When you desperately want an album to sound good and you know the band is still trying I guess it’s easy to ignore your ears and pretend you like it. But I’m a metal fan at heart; I don’t have to make apologies for a style I don’t obsess over. So let me quit immaturely bashing Helplessness Blues and get on with why I don’t like it.


Helplessness Blues

The vocal melodies aren’t melodic. Oh, that might be a mathematically false statement; I don’t concern myself with such things. But just listen to what’s going on in this song. I can’t think of any kind way of putting it; Helplessness Blues just consistently fails to resolve any of its melodies on appealing notes, and that’s 90% of the problem. Try to take this in context. After a half dozen listens today I started to kid myself into thinking the album was fairly decent (and I really have grown hopelessly fond of this particular song’s chorus), but it only took a listen to Ragged Wood and Blue Ridge Mountains to go “Oh, yeah, that’s what I meant” on the proof-read. This is Fleet Foxes we’re talking about. Their self-titled had some of the most subtly beautiful vocals I’ve ever heard, and they always, always rewarded the listener even at their most depressing points. By comparison, Pecknold sings all over the place on Helplessness Blues with no real guidance–without any real ear for making it all work. In a lot of cases there’s no resolution whatsoever. Listen from the transition at 2:50 on, then go listen to Blue Ridge Mountains, and I’m confident you’ll understand what I mean.

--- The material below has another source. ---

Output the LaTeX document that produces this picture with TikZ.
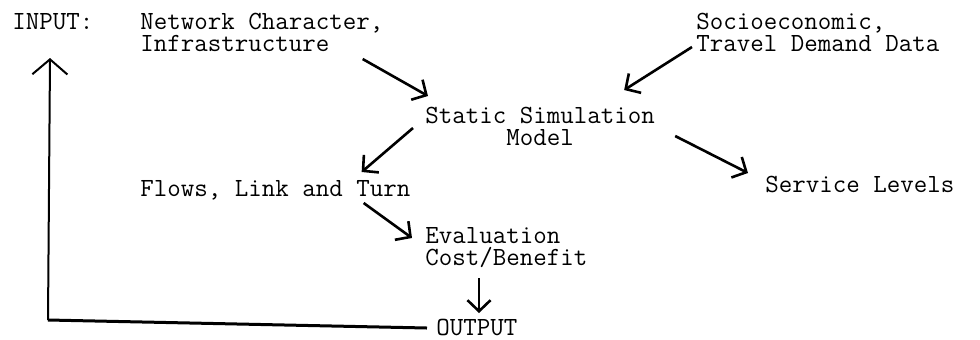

This isn’t the criticism. This is the problem. It opens the door for the criticism to come pouring in. See, from start to finish, certainly not just in this one instance, Helplessness Blues is a softy. It always chooses the path of least resistance, not the happy, upbeat resolve. That’s fine. But if you do nothing with it, then it’s also very boring. In order for Helplessness Blues to be an above-average album, if the choruses and focal melodies are not rewarding in their own right, then you have no choice but to ask how they play off their surroundings–how they fit in to the big picture productively. How do they serve to make this the album of the year contender so many sites consider it to be? Or if they don’t, then what makes it so great in spite of them?

It’s not the lyrics, that’s for sure. When they aren’t generic lines about being lonely or sad or having relationship issues, they’re often borderline nonsense. The song Lorelai especially stands out. Up until the chorus it hangs on the brink of greatness, and then he starts cooing “I was old news to you then, old news, old news to you then” over and over again ad nauseam to such a painful extent that you soon forget the song was about anything at all. Or take the second half of the song currently featured–the title track (long after the rubbish about the singer realizing he was not “unique among snowflakes”.) There’s nothing clever or creative about repeating “If I had an orchard, I’d work till I’m sore” a half dozen times. And it’s too odd and repetitive to be heartwarming. Sure, he throws in “And you would wait tables and soon run the store”. Like, we’d work hard for each other out of love and soon accomplish something, maybe, but I’m still thinking “An orchard? Really?” and wondering how many times he’s going to say the same strange thing over again. And then the end line, again musically unresolved and unsatisfying, “Someday I’ll be like the man on the screen,” might be intended as a twist, something thought-provoking, if the common association of celebrities with unauthentic lives can be applied, but the irritable melody doesn’t really incline me to put much thought into it, and in any case I’m still thinking “An orchard? Really?”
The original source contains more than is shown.